Augie Lio
- Augie in 1947

No. 61, 73, 41, 62, 37
- Positions: Guard, tackle

Personal information
- Born: April 30, 1918 East Boston, Massachusetts, U.S.
- Died: September 3, 1989 (aged 71) Clifton, New Jersey, U.S.
- Listed height: 6 ft 0 in (1.83 m)
- Listed weight: 234 lb (106 kg)

Career information
- High school: Passaic (Passaic, New Jersey)
- College: Georgetown (1937-1940)
- NFL draft: 1941: 4th round, 30th overall pick

Career history
- Detroit Lions (1941–1943); Boston Yanks (1944–1945); Philadelphia Eagles (1946); Baltimore Colts (1947);

Awards and highlights
- 4× Second-team All-Pro (1943-1946); 2× Pro Bowl (1941, 1942); First-team All-American (1940);

Career NFL/AAFC statistics
- Games played: 72
- Games started: 58
- Fumble recoveries: 5
- Stats at Pro Football Reference
- College Football Hall of Fame

= Augie Lio =

American football player (1918–1989)

Agostino Salvatore "Augie" Lio (April 30, 1918 – September 3, 1989) was an American professional football offensive lineman in the National Football League (NFL) for the Detroit Lions, Boston Yanks, and the Philadelphia Eagles. He also played in the All-America Football Conference (AAFC) for the Baltimore Colts. He was inducted to the College Football Hall of Fame in 1979.

==Biography==

Lio as a collegian at Georgetown University.

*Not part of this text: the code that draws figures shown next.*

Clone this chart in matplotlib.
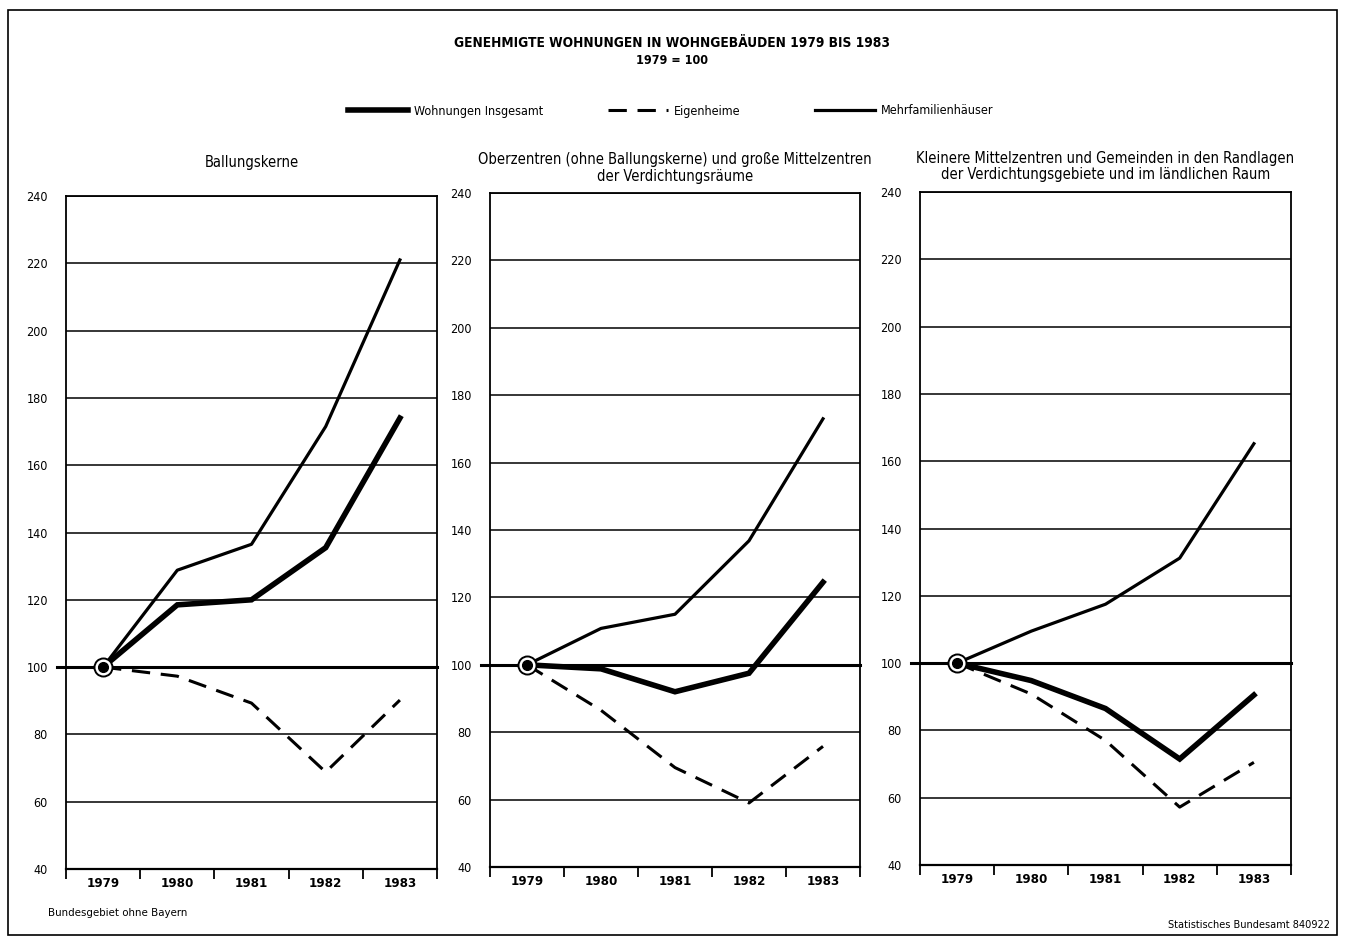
import numpy as np
import matplotlib
matplotlib.use("Agg")
import matplotlib.pyplot as plt
from matplotlib import font_manager
from matplotlib.patches import Rectangle

# schmale Schrift wie in der Vorlage
namen = {f.name for f in font_manager.fontManager.ttflist}
if 'Liberation Sans Narrow' in namen:
    plt.rcParams['font.family'] = ['Liberation Sans Narrow', 'DejaVu Sans']
else:
    plt.rcParams['font.family'] = ['DejaVu Sans']
    plt.rcParams['font.stretch'] = 'condensed'

# Daten (1979 = 100)
jahre = ["1979", "1980", "1981", "1982", "1983"]

titel = [
    "Ballungskerne",
    "Oberzentren (ohne Ballungskerne) und große Mittelzentren\nder Verdichtungsräume",
    "Kleinere Mittelzentren und Gemeinden in den Randlagen\nder Verdichtungsgebiete und im ländlichen Raum",
]

insgesamt = [
    [100, 118.5, 120, 135.5, 174],
    [100, 98.8, 92, 97.5, 124.5],
    [100, 94.8, 86.5, 71.5, 90.5],
]
eigenheime = [
    [100, 97.3, 89.3, 68.8, 90.2],
    [100, 86.5, 69.5, 59, 75.8],
    [100, 90.8, 77, 57.2, 70.5],
]
mehrfam = [
    [100, 128.8, 136.5, 171.5, 221],
    [100, 110.8, 115, 136.8, 173],
    [100, 109.5, 117.5, 131.2, 165.2],
]

yticks = [40, 60, 80, 100, 120, 140, 160, 180, 200, 220, 240]

fig = plt.figure(figsize=(13.45, 9.39), dpi=100)

# Rahmen um das Blatt
fig.add_artist(Rectangle((8/1345, 1-935/939), 1329/1345, 925/939,
                         transform=fig.transFigure, fill=False, lw=1.2, color='black'))

pos = [(66, 437, 196, 869), (490, 860, 193, 867), (920, 1291, 192, 865)]

handles = None
for i in range(3):
    l, r, t, b = pos[i]
    ax = fig.add_axes([l/1345, 1-b/939, (r-l)/1345, (b-t)/939])
    x = np.arange(len(jahre)) + 0.5

    for y in yticks:
        if y == 100:
            ax.axhline(y, xmin=-0.025, color='black', lw=2.2, clip_on=False, zorder=1)
        elif y != 40:
            ax.axhline(y, color='black', lw=1.1, zorder=1)

    h1, = ax.plot(x, insgesamt[i], color='black', lw=4.0, solid_joinstyle='miter',
                  label='Wohnungen Insgesamt', zorder=3)
    h2, = ax.plot(x, eigenheime[i], color='black', lw=2.2, dashes=(6, 3.5),
                  label='Eigenheime', zorder=3)
    h3, = ax.plot(x, mehrfam[i], color='black', lw=2.3, label='Mehrfamilienhäuser', zorder=3)
    handles = [h1, h2, h3]

    # Basispunkt 1979 = 100
    ax.plot(x[0], 100, 'o', ms=13, mfc='white', mec='black', mew=1.4, zorder=5)
    ax.plot(x[0], 100, 'o', ms=7, color='black', zorder=6)

    ax.set_xlim(0, 5)
    ax.set_ylim(40, 240)
    ax.set_xticks(np.arange(6))
    ax.set_xticklabels([])
    ax.set_xticks(x, minor=True)
    ax.set_xticklabels(jahre, minor=True, fontsize=9.5, fontweight='bold')
    ax.tick_params(axis='x', which='major', direction='out', length=7, width=1.3)
    ax.tick_params(axis='x', which='minor', length=0, pad=6)
    ax.set_yticks(yticks)
    ax.set_yticklabels([str(v) for v in yticks], fontsize=9)
    ax.tick_params(axis='y', length=0, pad=13)
    for s in ax.spines.values():
        s.set_linewidth(1.3)
    ax.spines['bottom'].set_linewidth(1.6)

    ax.set_title(titel[i], fontsize=10.5, pad=(21 if i == 0 else 9), linespacing=1.15)

fig.text(0.5, 1-43/939, "GENEHMIGTE WOHNUNGEN IN WOHNGEBÄUDEN 1979 BIS 1983",
         ha='center', va='center', fontsize=9.8, fontweight='bold')
fig.text(0.5, 1-61/939, "1979 = 100", ha='center', va='center', fontsize=9, fontweight='bold')

# Legende: drei Einträge einzeln platziert wie in der Vorlage
leg_x = [348, 608, 815]
for h, lx in zip(handles, leg_x):
    fig.legend(handles=[h], loc='center left', bbox_to_anchor=(lx/1345, 1-111/939),
               frameon=False, fontsize=9, handlelength=4.8, handletextpad=0.5,
               borderpad=0, borderaxespad=0)

fig.text(48/1345, 1-913/939, "Bundesgebiet ohne Bayern", ha='left', va='center', fontsize=8.2)
fig.text(1330/1345, 1-925/939, "Statistisches Bundesamt 840922", ha='right', va='center', fontsize=7.8)

fig.savefig("out.png", dpi=100)
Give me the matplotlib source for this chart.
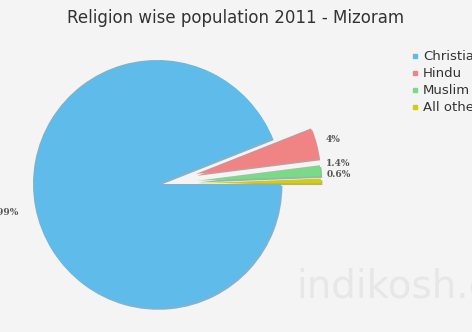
import numpy as np
import matplotlib.pyplot as plt
from matplotlib.lines import Line2D

# data
religions = ['Christian', 'Hindu', 'Muslim', 'All others']
shares = [94.0, 4.0, 1.4, 0.6]
pct_labels = ['93.99%', '4%', '1.4%', '0.6%']
colors = ['#5fbbea', '#f08484', '#7dd98a', '#d4cc10']
explode = [0, 40, 40, 40]
angle_nudge = [0, 0, 2.5, 2.4]   # keeps the small labels apart

W, H = 472, 332
fig = plt.figure(figsize=(W / 100, H / 100), dpi=100, facecolor='#f4f4f4')
ax = fig.add_axes([0, 0, 1, 1])
ax.set_facecolor('#f4f4f4')

R = 124
cx, cy = 157, H - 184
wedges, _ = ax.pie(shares, colors=colors, startangle=0, counterclock=False,
                   radius=R, center=(cx, cy), explode=explode,
                   wedgeprops=dict(linewidth=0),
                   shadow={'ox': 1.0, 'oy': -1.3, 'shade': 0.45})
ax.set_xlim(0, W)
ax.set_ylim(0, H)
ax.set_aspect('equal')
ax.axis('off')

# percentage labels just outside each wedge
for w, lab, nudge in zip(wedges, pct_labels, angle_nudge):
    mid = np.deg2rad((w.theta1 + w.theta2) / 2 + nudge)
    big = w.theta2 - w.theta1 > 180
    k = 1.21 if big else 1.13
    x = w.center[0] + R * k * np.cos(mid)
    y = w.center[1] + R * k * np.sin(mid)
    if big:
        ax.text(x + 9, y, lab, ha='right', va='center', fontsize=6.5,
                fontweight='bold', family='DejaVu Serif', color='#555555')
    else:
        ax.text(x + 2, y, lab, ha='center', va='center', fontsize=6.5,
                fontweight='bold', family='DejaVu Serif', color='#555555')

fig.text(0.5, 1 - 18 / H, 'Religion wise population 2011 - Mizoram',
         ha='center', va='center', fontsize=12, color='#333333')

handles = [Line2D([], [], marker='s', linestyle='', markersize=3.5,
                  markerfacecolor=c, markeredgecolor=c) for c in colors]
fig.legend(handles, religions, loc='upper left',
           bbox_to_anchor=(406 / W, 1 - 45 / H), frameon=False,
           fontsize=9.5, handlelength=0.6, handletextpad=0.3,
           labelspacing=0.3, borderaxespad=0, labelcolor='#333333')

fig.text(296 / W, 1 - 287 / H, 'indikosh.com', ha='left', va='center',
         fontsize=28, color='#e7e7e7')

fig.savefig('out.png', dpi=100, facecolor=fig.get_facecolor())
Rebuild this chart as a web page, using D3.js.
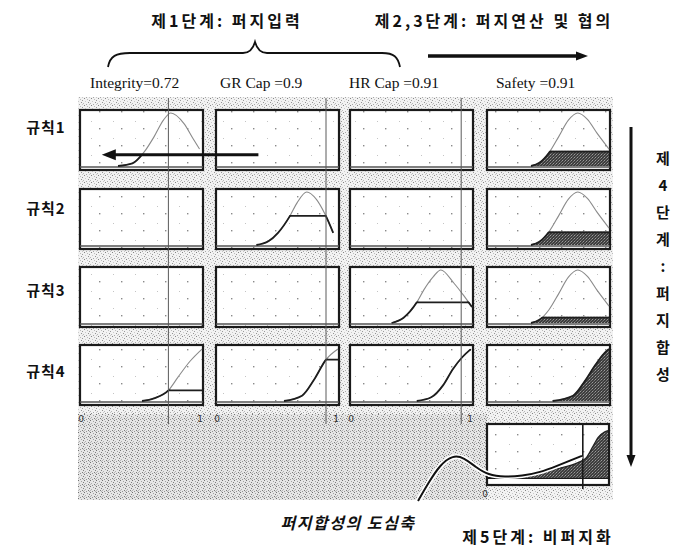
<!DOCTYPE html>
<html><head><meta charset="utf-8">
<script src="https://cdn.jsdelivr.net/npm/d3@7"></script>
<style>body{margin:0;background:#fff}svg{display:block}</style>
</head><body><svg id="c" width="673" height="549"></svg>
<script>
// ---------------- data ----------------
const stageTitles = ["제1단계: 퍼지입력", "제2,3단계: 퍼지연산 및 협의", "제5단계: 비퍼지화"];
const stage4Chars = ["제","4","단","계",":","퍼","지","합","성"];
const centroidNote = "퍼지합성의 도심축";
const inputNames = ["Integrity=0.72", "GR Cap =0.9", "HR Cap =0.91", "Safety =0.91"];
const inputValues = [0.72, 0.9, 0.91];
const ruleLabels = ["규칙1", "규칙2", "규칙3", "규칙4"];
const tickLabels = ["0", "1"];

// membership curves [x (0-1), membership (0-1)]
const integrityBell = [[0.30,0],[0.42,0.05],[0.52,0.27],[0.60,0.55],[0.68,0.87],[0.74,1.0],[0.85,0.80],[0.93,0.50],[0.98,0.32]];
const grBell        = [[0.32,0],[0.42,0.07],[0.50,0.23],[0.60,0.55],[0.66,0.80],[0.74,1.0],[0.82,0.86],[0.89,0.59],[0.96,0.23]];
const hrBell        = [[0.33,0],[0.43,0.10],[0.54,0.39],[0.60,0.63],[0.68,0.88],[0.74,1.0],[0.85,0.75],[0.93,0.52],[1.00,0.30]];
const safetyBell    = [[0.35,0],[0.42,0.06],[0.50,0.25],[0.58,0.55],[0.66,0.86],[0.74,1.0],[0.82,0.88],[0.90,0.62],[1.00,0.32]];
const integrityS    = [[0.50,0],[0.60,0.05],[0.72,0.20],[0.80,0.45],[0.90,0.75],[1.00,0.98]];
const grS           = [[0.55,0],[0.70,0.10],[0.80,0.40],[0.90,0.78],[1.00,0.98]];
const hrS           = [[0.54,0],[0.66,0.07],[0.76,0.30],[0.84,0.60],[0.92,0.83],[0.99,0.98]];
const safetyS       = [[0.53,0],[0.70,0.10],[0.80,0.38],[0.88,0.66],[0.96,0.90],[1.00,0.98]];

// rule firing levels (cut) and output fill levels
const rule1 = [{curve: integrityBell, cut: 0.21}, null, null, {curve: safetyBell, fill: 0.27}];
const rule2 = [null, {curve: grBell, cut: 0.55}, null, {curve: safetyBell, fill: 0.24}];
const rule3 = [null, null, {curve: hrBell, cut: 0.39}, {curve: safetyBell, fill: 0.10}];
const rule4 = [{curve: integrityS, cut: 0.20}, {curve: grS, cut: 0.78}, {curve: hrS, cut: 0.97}, {curve: safetyS, fill: 1.0}];
const rules = [rule1, rule2, rule3, rule4];

// aggregated output and centroid
const aggregate = [[0.27,0],[0.38,0.06],[0.55,0.17],[0.75,0.30],[0.82,0.40],[0.87,0.60],[0.92,0.80],[0.97,0.90],[1.00,0.93]];
const centroid = 0.79;
// pointer from the note to the centroid axis (output-panel units)
const pointer = [[-0.583,-0.45],[-0.5,-0.11],[-0.4,0.26],[-0.292,0.45],[-0.2,0.40],[-0.1,0.21],[0,0.06],[0.142,0.02],[0.283,0.04],[0.433,0.11],[0.583,0.245],[0.683,0.34],[0.783,0.434]];
// rule-1 arrow (column-1 units): tail -> tip
const ruleArrow = [1.47, 0.165];

// ---------------- layout ----------------
const colLeft = [80, 216, 350, 487], colW = 123;
const rowTop = [110, 189, 267, 345], rowH = 60;
const outBox = {x: 487, y: 424, w: 122, h: 61};
const nameX = [90, 220, 349, 496];
const ruleY = [133, 214, 296, 377];

const svg = d3.select("#c");
const defs = svg.append("defs");
function pattern(id, size, bg, specks) {
  const p = defs.append("pattern").attr("id", id).attr("width", size).attr("height", size).attr("patternUnits", "userSpaceOnUse");
  p.append("rect").attr("width", size).attr("height", size).attr("fill", bg);
  specks.forEach(s => p.append("rect").attr("x", s[0]).attr("y", s[1]).attr("width", 1).attr("height", 1).attr("fill", s[2]));
}
pattern("tex", 7, "#f2f2f2", [[0,0,"#858585"],[3,1,"#bcbcbc"],[5,2,"#9a9a9a"],[1,3,"#cacaca"],[4,4,"#939393"],[6,5,"#b8b8b8"],[2,6,"#a8a8a8"],[5,6,"#c8c8c8"]]);
pattern("tex2", 6, "#e6e6e6", [[0,0,"#727272"],[3,1,"#a2a2a2"],[5,2,"#7e7e7e"],[1,3,"#aeaeae"],[4,4,"#7c7c7c"],[2,5,"#929292"],[0,4,"#b8b8b8"],[5,5,"#b0b0b0"]]);
const dp = defs.append("pattern").attr("id","dots").attr("width",22).attr("height",17).attr("patternUnits","userSpaceOnUse");
dp.append("rect").attr("width",22).attr("height",17).attr("fill","#fff");
dp.append("rect").attr("x",11).attr("y",9).attr("width",1.4).attr("height",1.4).attr("fill","#8a8a8a");
dp.append("rect").attr("x",3).attr("y",2).attr("width",1).attr("height",1).attr("fill","#c4c4c4");
pattern("hatch", 3, "#3e3e3e", [[1,1,"#9a9a9a"],[2,0,"#6a6a6a"],[0,2,"#777"]]);

// textured backdrop
svg.append("rect").attr("x",78).attr("y",97).attr("width",535).attr("height",403).attr("fill","url(#tex)");
svg.append("rect").attr("x",78).attr("y",414).attr("width",409).attr("height",86).attr("fill","url(#tex2)");

// titles
const kr = "'Noto Sans CJK KR','Noto Sans CJK SC',sans-serif";
function title(t, x, y, extra) {
  const s = svg.append("text").attr("x",x).attr("y",y).attr("text-anchor","middle").attr("font-family",kr).attr("font-weight",700).attr("font-size",16).attr("letter-spacing",3).attr("fill","#111").text(t);
  if (extra) extra(s);
  return s;
}
title(stageTitles[0], 227, 27);
title(stageTitles[1], 494, 27);
title(stageTitles[2], 538, 543);
title(centroidNote, 348, 529, s => s.attr("font-style","italic").attr("letter-spacing",1.5));

// brace over the input columns
svg.append("path").attr("d","M108,67 C110,56 116,53 130,53 L243,53 C250,53 253,49 255,42 C257,49 260,53 267,53 L382,53 C394,53 398,57 400,67")
  .attr("fill","none").attr("stroke","#111").attr("stroke-width",1.8);
// arrows
function arrowHead(x, y, dir, len, half) {
  const dx = dir[0], dy = dir[1];
  const px = -dy, py = dx;
  return `M${x},${y} L${x - dx*len + px*half},${y - dy*len + py*half} L${x - dx*len - px*half},${y - dy*len - py*half} Z`;
}
svg.append("line").attr("x1",428).attr("y1",56).attr("x2",578).attr("y2",56).attr("stroke","#111").attr("stroke-width",3.5);
svg.append("path").attr("d",arrowHead(588,56,[1,0],12,4.5)).attr("fill","#111");
svg.append("line").attr("x1",631).attr("y1",127).attr("x2",631).attr("y2",456).attr("stroke","#111").attr("stroke-width",3);
svg.append("path").attr("d",arrowHead(631,467,[0,1],12,4.5)).attr("fill","#111");
stage4Chars.forEach((ch, i) => {
  svg.append("text").attr("x",663).attr("y",164 + i*27).attr("text-anchor","middle").attr("font-family",kr).attr("font-weight",700).attr("font-size",15).attr("fill","#111").text(ch);
});

// column headers and rule labels
inputNames.forEach((n, i) => svg.append("text").attr("x",nameX[i]).attr("y",88).attr("font-family","'Liberation Serif',serif").attr("font-size",15.5).attr("fill","#111").text(n));
ruleLabels.forEach((n, i) => svg.append("text").attr("x",46).attr("y",ruleY[i]).attr("text-anchor","middle").attr("font-family",kr).attr("font-weight",700).attr("font-size",15).attr("letter-spacing",1).attr("fill","#111").text(n));

// scales
const xs = colLeft.map(l => d3.scaleLinear().domain([0,1]).range([l+2, l+colW-1]));
const ys = rowTop.map(t => d3.scaleLinear().domain([0,1]).range([t+rowH-4, t+3]));
const xo = d3.scaleLinear().domain([0,1]).range([outBox.x+1, outBox.x+outBox.w-1]);
const yo = d3.scaleLinear().domain([0,1]).range([outBox.y+outBox.h-7, outBox.y+3]);

function panel(x, y, w, h) {
  svg.append("rect").attr("x",x).attr("y",y).attr("width",w).attr("height",h).attr("fill","url(#dots)").attr("stroke","#1a1a1a").attr("stroke-width",2.2);
  svg.append("line").attr("x1",x).attr("x2",x+w).attr("y1",y+h-3).attr("y2",y+h-3).attr("stroke","#555").attr("stroke-width",1.4);
}

let uid = 0;
rules.forEach((row, r) => {
  row.forEach((cell, c) => {
    panel(colLeft[c], rowTop[r], colW, rowH);
    if (!cell) return;
    const x = xs[c], y = ys[r];
    const line = d3.line().x(d => x(d[0])).y(d => y(d[1])).curve(d3.curveMonotoneX);
    const area = d3.area().x(d => x(d[0])).y0(y(0)).y1(d => y(d[1])).curve(d3.curveMonotoneX);
    const level = cell.cut !== undefined ? cell.cut : cell.fill;
    const idB = "below" + (uid), idU = "under" + (uid++);
    defs.append("clipPath").attr("id", idB).append("rect").attr("x", colLeft[c]).attr("width", colW).attr("y", y(level) - 0.9).attr("height", y(0) - y(level) + 4);
    defs.append("clipPath").attr("id", idU).append("path").attr("d", area(cell.curve));
    if (cell.fill !== undefined) {
      svg.append("path").attr("d", area(cell.curve)).attr("fill","url(#hatch)").attr("clip-path",`url(#${idB})`);
    }
    svg.append("path").attr("d", line(cell.curve)).attr("fill","none").attr("stroke","#8a8a8a").attr("stroke-width",1.1);
    svg.append("path").attr("d", line(cell.curve)).attr("fill","none").attr("stroke","#1e1e1e").attr("stroke-width",1.8).attr("clip-path",`url(#${idB})`);
    if (level < 1) {
      svg.append("line").attr("x1", x(0)).attr("x2", x(1)).attr("y1", y(level)).attr("y2", y(level)).attr("stroke","#1e1e1e").attr("stroke-width",1.8).attr("clip-path",`url(#${idU})`);
    }
  });
});

// input value lines
inputValues.forEach((v, c) => {
  svg.append("line").attr("x1", xs[c](v)).attr("x2", xs[c](v)).attr("y1", 98).attr("y2", 424).attr("stroke","#5a5a5a").attr("stroke-width",1);
});

// tick labels
[0,1,2].forEach(c => {
  svg.append("text").attr("x", xs[c](0) - 1).attr("y", 422).attr("text-anchor","middle").attr("font-family","'DejaVu Sans',sans-serif").attr("font-size",9).attr("fill","#333").text(tickLabels[0]);
  svg.append("text").attr("x", xs[c](1) - 2).attr("y", 422).attr("text-anchor","middle").attr("font-family","'DejaVu Sans',sans-serif").attr("font-size",9).attr("fill","#333").text(tickLabels[1]);
});

// rule-1 arrow
svg.append("line").attr("x1", xs[0](ruleArrow[0])).attr("x2", xs[0](ruleArrow[1]) + 10).attr("y1", ys[0](rule1[0].cut)).attr("y2", ys[0](rule1[0].cut)).attr("stroke","#111").attr("stroke-width",3);
svg.append("path").attr("d", arrowHead(xs[0](ruleArrow[1]), ys[0](rule1[0].cut), [-1,0], 14, 5.5)).attr("fill","#111");

// output panel
svg.append("rect").attr("x",outBox.x).attr("y",outBox.y).attr("width",outBox.w).attr("height",outBox.h).attr("fill","url(#dots)").attr("stroke","#1a1a1a").attr("stroke-width",2.2);
svg.append("line").attr("x1",outBox.x).attr("x2",outBox.x+outBox.w).attr("y1",outBox.y+outBox.h-7).attr("y2",outBox.y+outBox.h-7).attr("stroke","#1a1a1a").attr("stroke-width",1.8);
const aArea = d3.area().x(d => xo(d[0])).y0(yo(0)).y1(d => yo(d[1])).curve(d3.curveMonotoneX);
const aLine = d3.line().x(d => xo(d[0])).y(d => yo(d[1])).curve(d3.curveMonotoneX);
svg.append("path").attr("d", aArea(aggregate)).attr("fill","url(#hatch)");
svg.append("path").attr("d", aLine(aggregate)).attr("fill","none").attr("stroke","#222").attr("stroke-width",1.3);
svg.append("line").attr("x1", xo(centroid)).attr("x2", xo(centroid)).attr("y1", outBox.y - 1).attr("y2", outBox.y + outBox.h + 4).attr("stroke","#1a1a1a").attr("stroke-width",1.6);
svg.append("text").attr("x", xo(0) - 3).attr("y", 497).attr("text-anchor","middle").attr("font-family","'DejaVu Sans',sans-serif").attr("font-size",9).attr("fill","#333").text(tickLabels[0]);
const pLine = d3.line().x(d => xo(d[0])).y(d => yo(d[1])).curve(d3.curveBasis);
svg.append("path").attr("d", pLine(pointer)).attr("fill","none").attr("stroke","#fff").attr("stroke-width",5);
svg.append("path").attr("d", pLine(pointer)).attr("fill","none").attr("stroke","#111").attr("stroke-width",2);
</script></body></html>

Lio played high school football at Passaic High School in Passaic, New Jersey. He then played college football at Georgetown University and was selected as a first-team All-American in 1940 by the Hearst newspapers, the Central Press Association, Collier's Weekly, and the New York Sun. He was drafted in the fourth round of the 1941 NFL draft.

After retiring from football in 1947 Lio spent the next 37 years at The Herald & News of Passaic, N.J. as a sports editor, columnist and writer covering the NY Giants.